Written By: Emma Websdale
Recent research in new materials for solar cells is making solar energy less expensive and more efficient, bringing it closer in cost to fossil fuels.
A new type of ceramic material that could make solar cells twice as efficient as those on the market today is being tested by a team of researchers from the University of Pennsylvania and Drexel University.
Their article, published in Nature, describes a ceramic material, made from a modified form of perovskite, with a crystalline structure that could make solar cells work twice as efficiently. The material is also less costly to produce than conventional solar cell material.

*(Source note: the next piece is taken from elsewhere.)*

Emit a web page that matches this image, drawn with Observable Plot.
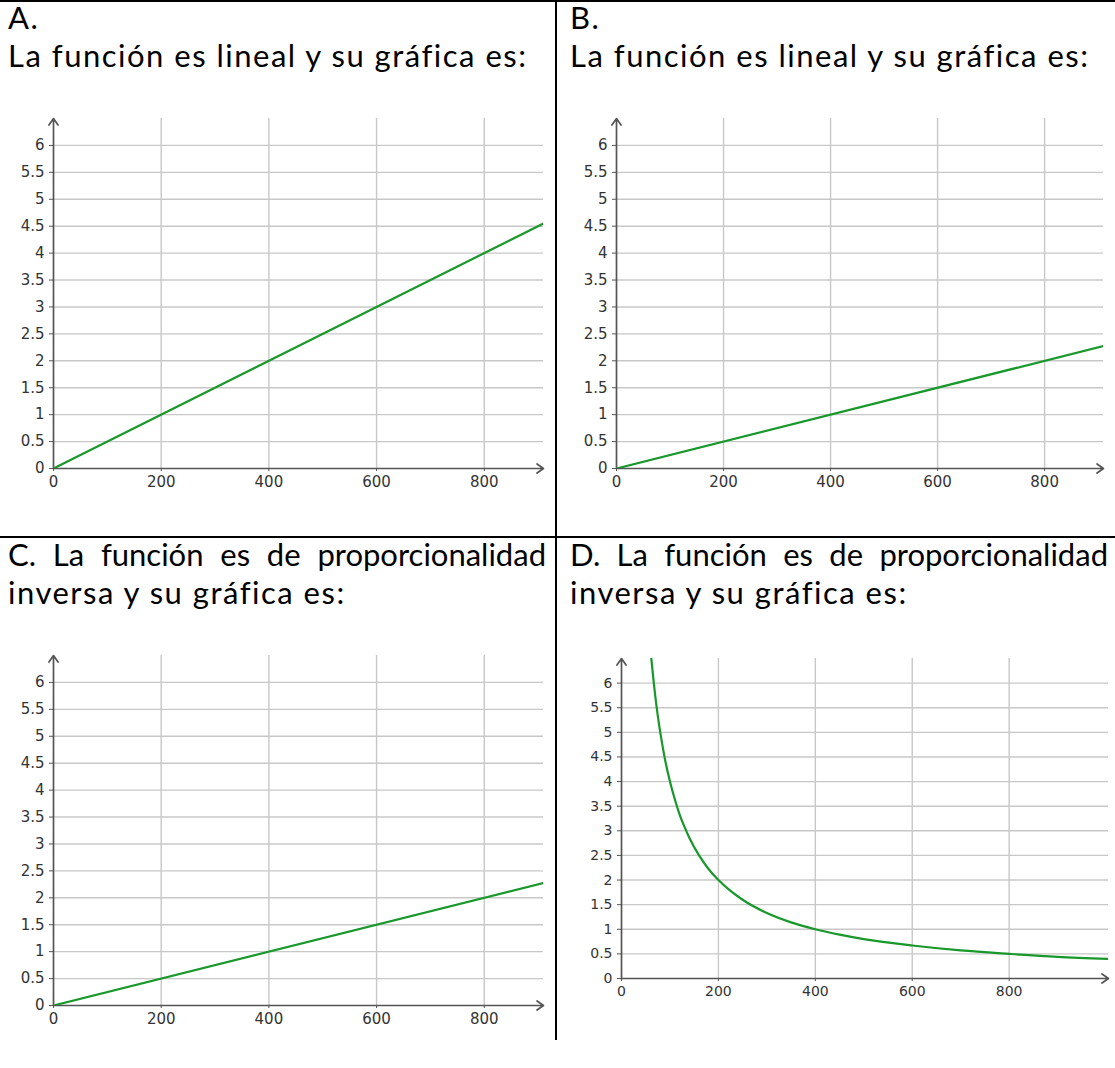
<!DOCTYPE html>
<html>
<head>
<meta charset="utf-8">
<script src="https://cdn.jsdelivr.net/npm/d3@7"></script>
<script src="https://cdn.jsdelivr.net/npm/@observablehq/plot@0.6"></script>
<style>
  html, body { margin: 0; padding: 0; background: #fff; }
  body { width: 1115px; height: 1068px; position: relative; overflow: hidden; }
  .txt { position: absolute; font-family: Lato, "Noto Sans", sans-serif; font-size: 31px; letter-spacing: 1.5px; color: #000; line-height: 40px; white-space: nowrap; }
  .just { white-space: normal; text-align: justify; text-align-last: justify; letter-spacing: 0; }
  .rule { position: absolute; background: #000; }
  .chart { position: absolute; }
  .chart svg { overflow: visible; }
</style>
</head>
<body>
<div class="rule" style="left:0;top:0;width:1115px;height:2px"></div>
<div class="rule" style="left:0;top:536px;width:1115px;height:2px"></div>
<div class="rule" style="left:555px;top:0;width:2px;height:1040px"></div>

<div class="txt" style="left:8px;top:-3px">A.</div>
<div class="txt" style="left:8px;top:35px">La función es lineal y su gráfica es:</div>
<div class="txt" style="left:570px;top:-3px">B.</div>
<div class="txt" style="left:570px;top:35px">La función es lineal y su gráfica es:</div>
<div class="txt just" style="left:8px;top:534px;width:538px">C. La función es de proporcionalidad</div>
<div class="txt" style="left:8px;top:572px">inversa y su gráfica es:</div>
<div class="txt just" style="left:570px;top:534px;width:538px">D. La función es de proporcionalidad</div>
<div class="txt" style="left:570px;top:572px">inversa y su gráfica es:</div>

<div id="chartA" class="chart" style="left:0;top:100px"></div>
<div id="chartB" class="chart" style="left:557px;top:100px"></div>
<div id="chartC" class="chart" style="left:0;top:637px"></div>
<div id="chartD" class="chart" style="left:557px;top:640px"></div>

<script>
// ---- data ----
const xTicks = [0, 200, 400, 600, 800];
const yTicks = [0, 0.5, 1, 1.5, 2, 2.5, 3, 3.5, 4, 4.5, 5, 5.5, 6];
const xDomainLinear = [0, 910];
const xDomainInverse = [0, 1005];
const yDomain = [0, 6.5];

const lineAx = [0, 910];
const lineAy = [0, 4.55];
const lineBx = [0, 910];
const lineBy = [0, 2.275];
const lineCx = [0, 910];
const lineCy = [0, 2.275];
const curveDx = [58, 62, 66, 70, 75, 80, 90, 100, 110, 120, 130, 140, 160, 180, 200, 225, 250, 300, 350, 400, 450, 500, 600, 700, 800, 900, 1005];
const curveDy = [6.9, 6.45, 6.06, 5.71, 5.33, 5.0, 4.44, 4.0, 3.64, 3.33, 3.08, 2.86, 2.5, 2.22, 2.0, 1.78, 1.6, 1.33, 1.14, 1.0, 0.89, 0.8, 0.67, 0.57, 0.5, 0.44, 0.4];

// ---- drawing ----
const GREEN = "#18982a";
function makeChart(el, xs, ys, xDomain, opt) {
  const pts = xs.map((x, i) => ({x, y: ys[i]}));
  const axisLines = [
    {x1: xDomain[0], y1: yDomain[0], x2: xDomain[1], y2: yDomain[0]},
    {x1: xDomain[0], y1: yDomain[0], x2: xDomain[0], y2: yDomain[1]}
  ];
  const chart = Plot.plot({
    width: opt.width, height: opt.height,
    marginLeft: opt.ml, marginRight: opt.mr, marginTop: opt.mt, marginBottom: opt.mb,
    style: {fontFamily: "'DejaVu Sans', sans-serif", fontSize: opt.fs + "px", color: "#333", background: "transparent"},
    x: {domain: xDomain},
    y: {domain: yDomain},
    marks: [
      Plot.gridX(xTicks.filter(d => d > 0), {stroke: "#c8c8c8", strokeOpacity: 1, strokeWidth: 1.4}),
      Plot.gridY(yTicks.filter(d => d > 0), {stroke: "#c8c8c8", strokeOpacity: 1, strokeWidth: 1.4}),
      Plot.axisX({ticks: xTicks, tickSize: 3, tickPadding: 5, tickFormat: d => String(d), fill: "#333", stroke: "#555", fontSize: opt.fs}),
      Plot.axisY({ticks: yTicks, tickSize: 4, tickPadding: 5, tickFormat: d => String(d), fill: "#333", stroke: "#555", fontSize: opt.fs}),
      Plot.arrow(axisLines, {x1: "x1", y1: "y1", x2: "x2", y2: "y2", stroke: "#555", strokeWidth: 1.7, headLength: 7, headAngle: 70}),
      Plot.line(pts, {x: "x", y: "y", stroke: GREEN, strokeWidth: 2.2, clip: true, curve: opt.curve || "linear"})
    ]
  });
  document.getElementById(el).appendChild(chart);
}

makeChart("chartA", lineAx, lineAy, xDomainLinear, {width: 556, height: 400, ml: 53, mr: 13, mt: 18, mb: 32, fs: 15});
makeChart("chartB", lineBx, lineBy, xDomainLinear, {width: 558, height: 400, ml: 59, mr: 12, mt: 18, mb: 32, fs: 15});
makeChart("chartC", lineCx, lineCy, xDomainLinear, {width: 556, height: 400, ml: 53, mr: 13, mt: 18, mb: 32, fs: 15});
makeChart("chartD", curveDx, curveDy, xDomainInverse, {width: 558, height: 370, ml: 64, mr: 7, mt: 18, mb: 32, fs: 14, curve: "monotone-x"});
</script>
</body>
</html>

By using combinations of elements and molecules, researchers are making new perovskites in an attempt to make solar cells capable of converting over half of the energy they harness from sunlight directly into usable electricity. Operating at such high efficiency would mean a given amount of power could be produced by only half the currently needed number of solar cells.
Compared with conventional solar cell materials, the new material produces an electrical current without an electric field, thus reducing the amount of material needed to produce higher voltages and increasing power output.
Researchers of the technology have also demonstrated that modifying the new material to convert different wavelengths of light into electricity is also achievable. The idea is to build a solar cell with different layers. One layer splits up light and sorts it by color, then delivers the light to a second layer. The second layer contains an array of solar cells matched to the colors of the spectrum. This layering allows selected parts of the solar spectrum to be converted into energy immediately, making the cell much more efficient than conventional solar cells.
“We’ve opened up a new category of ways of making a solar cell”, says chemistry Professor Andrew M. Rappe, one of the authors of the report.
According to Technology Review, other scientists who have been developing the technology say that the new material could result in solar panels generating energy costing 10 to 20 cents per watt. On average, today’s solar panels generate energy costing 75 cents per watt. According to the U.S. Department of Energy (DoE), a cost of 50 cents per watt will allow the solar cells to compete with fossil fuels.
Also working on the new material is Martin Green, one of the world’s top solar researchers from the University of New South Wales, Australia. Green claims that work on the new material is making rapid progress. Solar cells that use the material, “can be made with a very simple and potentially very cheap technology, and the efficiency is rising very dramatically”, says Green.